→ What you need to do: All of the data should be output character for character, except the pictures.

→ Information shown:

═══

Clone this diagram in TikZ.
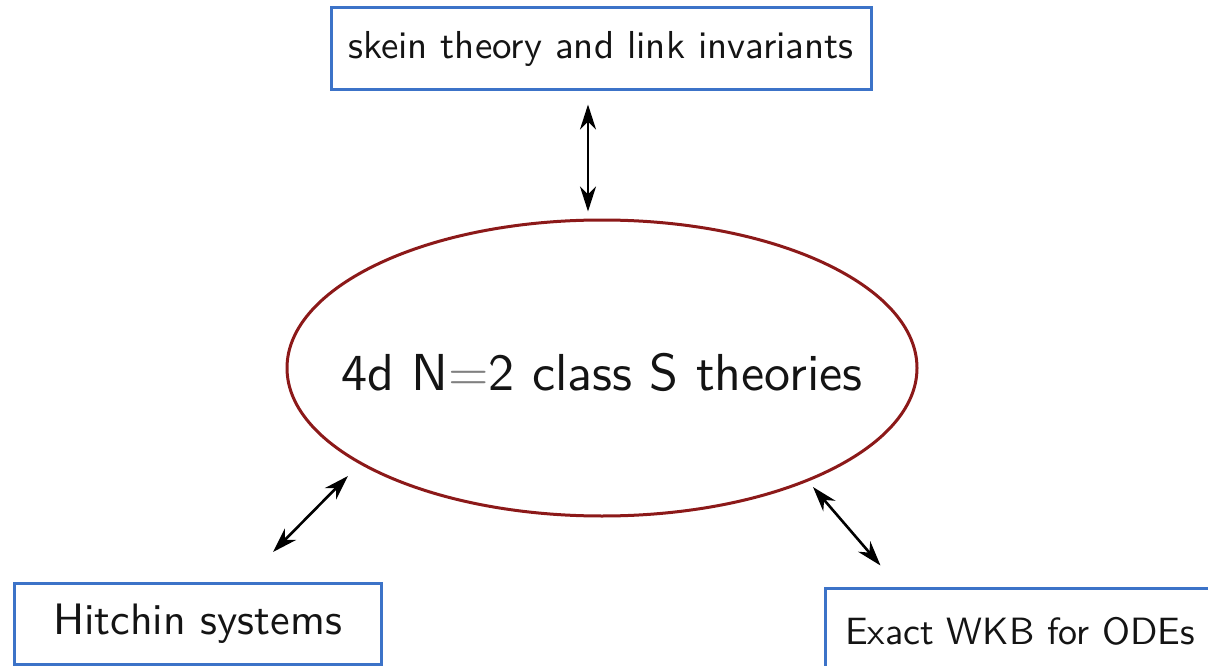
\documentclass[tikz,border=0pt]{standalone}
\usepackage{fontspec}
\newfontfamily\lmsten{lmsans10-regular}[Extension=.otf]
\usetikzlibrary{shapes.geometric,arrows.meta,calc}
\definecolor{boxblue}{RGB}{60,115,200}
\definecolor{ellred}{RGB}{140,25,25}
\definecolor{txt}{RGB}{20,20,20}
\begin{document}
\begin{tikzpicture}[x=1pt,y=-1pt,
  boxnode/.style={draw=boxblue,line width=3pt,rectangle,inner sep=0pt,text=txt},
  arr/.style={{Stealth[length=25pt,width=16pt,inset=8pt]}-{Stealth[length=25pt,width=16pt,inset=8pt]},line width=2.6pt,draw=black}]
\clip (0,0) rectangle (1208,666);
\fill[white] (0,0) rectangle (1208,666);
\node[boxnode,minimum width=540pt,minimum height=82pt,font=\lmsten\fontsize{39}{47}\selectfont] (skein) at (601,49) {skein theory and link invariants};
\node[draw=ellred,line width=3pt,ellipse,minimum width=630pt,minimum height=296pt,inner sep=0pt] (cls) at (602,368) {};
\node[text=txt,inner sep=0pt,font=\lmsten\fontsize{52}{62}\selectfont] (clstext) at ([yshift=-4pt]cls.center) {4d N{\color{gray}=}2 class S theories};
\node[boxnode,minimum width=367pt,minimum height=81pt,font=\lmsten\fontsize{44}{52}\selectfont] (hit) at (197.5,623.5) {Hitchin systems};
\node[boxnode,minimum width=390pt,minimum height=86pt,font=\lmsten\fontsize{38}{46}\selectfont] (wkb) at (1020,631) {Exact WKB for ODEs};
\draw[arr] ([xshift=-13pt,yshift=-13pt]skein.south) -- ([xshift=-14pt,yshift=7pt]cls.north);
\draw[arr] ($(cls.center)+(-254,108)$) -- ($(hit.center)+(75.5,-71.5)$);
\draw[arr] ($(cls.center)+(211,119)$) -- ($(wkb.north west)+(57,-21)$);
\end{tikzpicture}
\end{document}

═══

→ Solution for this exercise:
Clone this diagram in TikZ.
\documentclass[tikz,border=0pt]{standalone}
\usepackage{fontspec}
\newfontfamily\lmsten{lmsans10-regular}[Extension=.otf]
\usetikzlibrary{shapes.geometric,arrows.meta,calc}
\definecolor{boxblue}{RGB}{60,115,200}
\definecolor{ellred}{RGB}{140,25,25}
\definecolor{txt}{RGB}{20,20,20}
\begin{document}
\begin{tikzpicture}[x=1pt,y=-1pt,
  boxnode/.style={draw=boxblue,line width=3pt,rectangle,inner sep=0pt,text=txt},
  arr/.style={{Stealth[length=25pt,width=16pt,inset=8pt]}-{Stealth[length=25pt,width=16pt,inset=8pt]},line width=2.6pt,draw=black}]
\clip (0,0) rectangle (1208,666);
\fill[white] (0,0) rectangle (1208,666);
\node[boxnode,minimum width=540pt,minimum height=82pt,font=\lmsten\fontsize{39}{47}\selectfont] (skein) at (601,49) {skein theory and link invariants};
\node[draw=ellred,line width=3pt,ellipse,minimum width=630pt,minimum height=296pt,inner sep=0pt] (cls) at (602,368) {};
\node[text=txt,inner sep=0pt,font=\lmsten\fontsize{52}{62}\selectfont] (clstext) at ([yshift=-4pt]cls.center) {4d N{\color{gray}=}2 class S theories};
\node[boxnode,minimum width=367pt,minimum height=81pt,font=\lmsten\fontsize{44}{52}\selectfont] (hit) at (197.5,623.5) {Hitchin systems};
\node[boxnode,minimum width=390pt,minimum height=86pt,font=\lmsten\fontsize{38}{46}\selectfont] (wkb) at (1020,631) {Exact WKB for ODEs};
\draw[arr] ([xshift=-13pt,yshift=-13pt]skein.south) -- ([xshift=-14pt,yshift=7pt]cls.north);
\draw[arr] ($(cls.center)+(-254,108)$) -- ($(hit.center)+(75.5,-71.5)$);
\draw[arr] ($(cls.center)+(211,119)$) -- ($(wkb.north west)+(57,-21)$);
\end{tikzpicture}
\end{document}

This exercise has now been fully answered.